Take fine ripe currants, and strip them from the stems. Put them into a pan, and mash them with a large spoon, or a wooden beetle. Stew them in their own juice (no water,) and sweeten them when they are taken from the fire. For company, press the fruit through a sieve before you add the sugar, and shape it in a mould.
It will answer every purpose of regular currant jelly, to eat with game, venison, &c.
RIPE PEACH SAUCE.—
Take juicy freestone peaches; pare and stone them, and cut them up. Save all the juice, and stew them in it. When quite soft, take them off the fire, and sweeten them. The flavor will be much improved by stewing with them a bunch of fresh peach leaves, to be taken out when the peaches are done. Or, if you cannot readily obtain the leaves, a handful of the fresh peach kernels, stewed with the fruit, (and to be taken out afterwards,) will answer the purpose.
It is well, even in the sunny side of a city garden, to plant two peach stones; so that when they grow into trees, you may have peach leaves at hand for improving the flavor of custards, and other things.
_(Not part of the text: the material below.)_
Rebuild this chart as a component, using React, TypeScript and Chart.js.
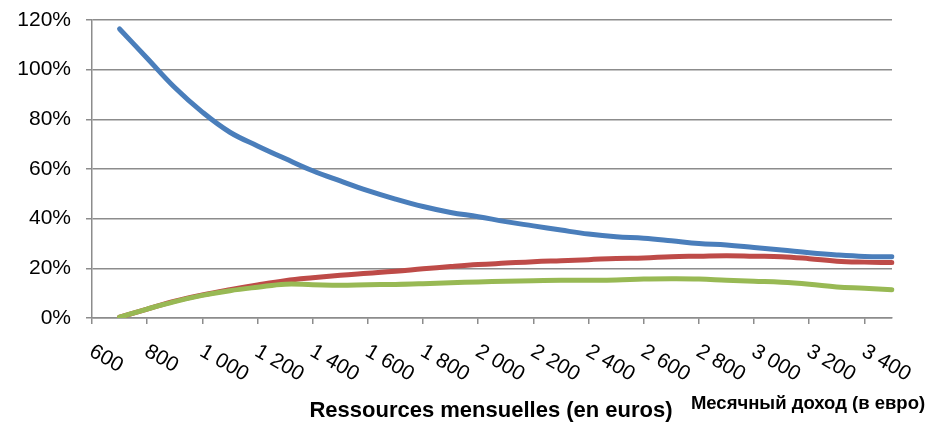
import React, { useEffect, useRef } from "react";
import { Chart, registerables } from "chart.js";

Chart.register(...registerables);

const categories = [
  600, 700, 800, 900, 1000, 1100, 1200, 1300, 1400, 1500, 1600, 1700, 1800, 1900, 2000,
  2100, 2200, 2300, 2400, 2500, 2600, 2700, 2800, 2900, 3000, 3100, 3200, 3300, 3400, 3500,
];

const xTickLabels = [
  "600", "800", "1 000", "1 200", "1 400", "1 600", "1 800", "2 000",
  "2 200", "2 400", "2 600", "2 800", "3 000", "3 200", "3 400",
];

const blueSeries = [
  null, 116.4, 104.6, 92.8, 82.9, 74.8, 69.3, 64.2, 59.3, 55.2, 51.3, 47.9, 44.9, 42.5, 40.8,
  38.8, 37.1, 35.4, 33.8, 32.7, 32.1, 31.1, 30.0, 29.4, 28.4, 27.4, 26.3, 25.4, 24.8, 24.7,
];

const redSeries = [
  null, 0.3, 3.6, 6.8, 9.3, 11.4, 13.3, 15.0, 16.2, 17.2, 18.0, 18.8, 19.8, 20.7, 21.5,
  22.1, 22.7, 23.1, 23.5, 24.0, 24.2, 24.7, 24.9, 25.1, 24.9, 24.7, 23.9, 22.9, 22.5, 22.3,
];

const greenSeries = [
  null, 0.3, 3.6, 6.6, 9.1, 11.0, 12.4, 13.6, 13.4, 13.2, 13.4, 13.5, 13.8, 14.2, 14.5,
  14.8, 15.0, 15.2, 15.2, 15.3, 15.7, 15.8, 15.7, 15.2, 14.8, 14.4, 13.6, 12.5, 12.0, 11.4,
];

const xTitle = "Ressources mensuelles (en euros)";
const xTitleRu = "Месячный доход (в евро)";

const FONT = "'Liberation Sans', Arial, sans-serif";
const GRID = "#8c8c8c";

const labelsPlugin = {
  id: "customLabels",
  afterDraw(chart: any) {
    const ctx = chart.ctx;
    const xs = chart.scales.x;
    const area = chart.chartArea;
    ctx.save();
    ctx.fillStyle = "#000";
    ctx.font = `21px ${FONT}`;
    ctx.textAlign = "left";
    ctx.textBaseline = "middle";
    xTickLabels.forEach((lab) => {
      const v = Number(lab.replace(/\s/g, ""));
      const idx = categories.indexOf(v);
      if (idx < 0) return;
      const px = xs.getPixelForValue(idx);
      ctx.save();
      ctx.translate(px - 1, area.bottom + 32);
      ctx.rotate((30 * Math.PI) / 180);
      ctx.fillText(lab, 0, 0);
      ctx.restore();
    });
    ctx.font = `bold 22px ${FONT}`;
    ctx.textAlign = "center";
    ctx.fillText(xTitle, 491, 411);
    ctx.font = `bold 18.5px ${FONT}`;
    ctx.fillText(xTitleRu, 808, 404);
    ctx.restore();
  },
};

export default function App() {
  const ref = useRef<HTMLCanvasElement | null>(null);
  useEffect(() => {
    if (!ref.current) return;
    const common = {
      pointRadius: 0,
      borderWidth: 5,
      borderCapStyle: "round" as const,
      borderJoinStyle: "round" as const,
      tension: 0.4,
      fill: false,
      spanGaps: false,
    };
    const chart = new Chart(ref.current, {
      type: "line",
      data: {
        labels: categories.map(String),
        datasets: [
          { ...common, label: "blue", data: blueSeries, borderColor: "#4A7EBB", order: 2 },
          { ...common, label: "red", data: redSeries, borderColor: "#BE4B48", order: 1 },
          { ...common, label: "green", data: greenSeries, borderColor: "#98B954", order: 0 },
        ],
      },
      options: {
        responsive: false,
        animation: false,
        devicePixelRatio: 1,
        layout: { padding: { left: 0, right: 44, top: 20, bottom: 0 } },
        plugins: { legend: { display: false }, tooltip: { enabled: false } },
        scales: {
          x: {
            type: "category",
            offset: false,
            ticks: { display: false, autoSkip: false },
            grid: {
              drawOnChartArea: false,
              drawTicks: true,
              tickLength: 6,
              lineWidth: 1.5,
              tickColor: (c: any) => (c.index % 2 === 0 ? GRID : "rgba(0,0,0,0)"),
            },
            border: { display: true, color: GRID, width: 1.5 },
            afterFit: (s: any) => {
              s.height = 106;
            },
          },
          y: {
            min: 0,
            max: 120,
            ticks: {
              stepSize: 20,
              padding: 15,
              color: "#000",
              font: { family: FONT, size: 21 },
              callback: (v: any) => `${v}%`,
            },
            grid: {
              color: GRID,
              lineWidth: 1.5,
              drawTicks: true,
              tickLength: 6,
              tickColor: GRID,
            },
            border: { display: true, color: GRID, width: 1.5 },
            afterFit: (s: any) => {
              s.width = 92;
              s.paddingTop = 0;
              s.paddingBottom = 0;
            },
          },
        },
      },
      plugins: [labelsPlugin],
    });
    return () => chart.destroy();
  }, []);
  return (
    <div style={{ position: "absolute", left: 0, top: 0, width: 936, height: 424, background: "#fff" }}>
      <canvas ref={ref} width={936} height={424} />
    </div>
  );
}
Unless the trees are perfectly healthy, and the leaves green, do not use them.
DRIED PEACH SAUCE.—
The richest and best dried peaches, are those that are dried with the skins on. The skins (however thick,) entirely dissolve in cooking, and become imperceptible when the fruit is well stewed. It is a great error to pare peaches for drying. Apples must be pared, for the skin is tougher than that of peaches, and does not dissolve in cooking.
To prepare dried peaches for stewing, pick them over carefully, throwing away all the imperfect pieces. Wash them in two cold waters, and then put them into a stew-pan, (adding no water,) and stew them till they are quite soft, and shapeless, and mash easily and smoothly in the pan. Sweeten them with plenty of brown sugar, as soon as they come off the fire.